Jason's beef is that Max doesn't have enough pizzazz, so he shoots down a local restaurant with a unique menu and theme, likely sending diners elsewhere. Families might get a burger at ESPN Zone or the Cheesecake Factory for a couple bucks less, but what does that prove? Jason's review discourages local businesses from chancing it downtown; it leads Denver entrepreneurs to believe that unless their business has more flair than T.G.I.Friday's, it won't be successful.

I don't think the kid that needs to grow up is Max.

Josh Rubin
Denver

Deli dally: I get so nauseated reading Jason Sheehan's prose that I don't want to read his reviews. However, since the lead-in of smut and attempted kewl didn't take up the first half of the Cafe page in the January 1 issue, I read it. Sheehan's right on! I am a loyal regular at Zaidy's, but I have to admit that Gerard Rudofsky was a day late and a dollar short with the Max menu and concept. I like the decor, but not as an updated '50s thing. It could be chic if it weren't trying to be what they've made it into. I've suggested to Gerard that he change the menu and rename the place Maxime's on Cherry Creek. Wonder what the plate du jour selections might be?

By the way, the insider's comments on what goes on in the kitchen are enough to make me want to cook all my meals at home. Please spare us the gory details.

Laura Lewellen
via the Internet


Review Master

To Av and Av not: A big "oops!" on your Year in Review Pop Quiz. While it's true that Teemu Selanne and Paul Kariya joined the Avs because they wanted to play together, only Selanne can be characterized as a "Finnicky Finn." Kariya is a citizen of our own continent, a Canadian of Japanese descent.

Josh Graham
Aurora

Null and void: In your Year in Review Hall of Shame profile of Jefferson County Treasurer Mark Paschall, you ridicule the "theory" of jury nullification.

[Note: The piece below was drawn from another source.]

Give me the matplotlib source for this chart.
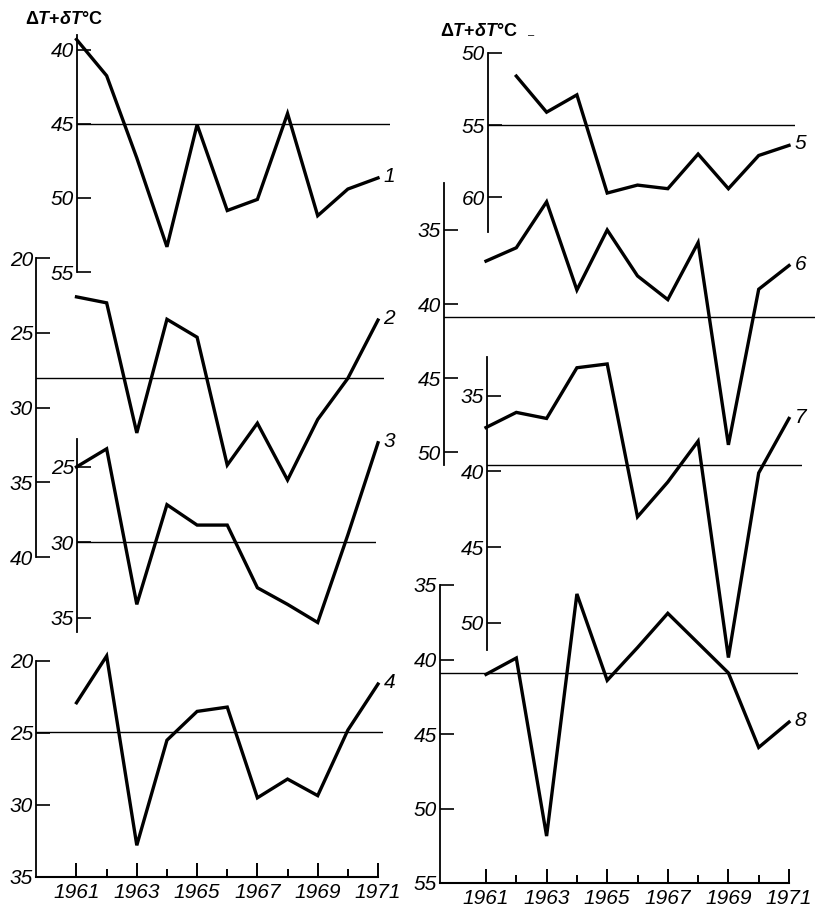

The rights of jurors are the most forgotten rights of all. Indeed, from before the Revolution up through the Civil War, jurors had the power to judge not only the facts of a case, but also the law pertaining to that particular case. If a juror thought the law under which the defendant was being tried was unjust or just plain stupid, that juror could vote to acquit, and the defendant would walk.

Consider the stupid laws on the books today and how we could combat them if jurors only knew their rights. Imagine someone on trial for violating a federal tax law that not even a Harvard-educated tax attorney could understand; imagine a doctor on trial for prescribing marijuana to cancer and AIDS patients who had exhausted all conventional medical avenues; imagine a woman who uses a gun to ward off a rapist and then faces charges when it is discovered that said gun is unregistered.

Today, almost no one even knows about jury nullification. When I present the subject, people are almost always skeptical: If a juror can acquit just because he does not like a particular law, this can only result in anarchy! Or, We cannot have people making up laws as they go along! I respond that jurors exercising their rights are not making up new laws, but acting as a line of defense against bad laws. An unrestrained government -- i.e., one that makes whatever laws it willy-nilly wants whenever it willy-nilly wants to -- is far more dangerous than an educated populace that uses every available tool to restrain that government.

Far from being a crackpot "theory," jury nullification is a cornerstone of constitutional government and a truly free society.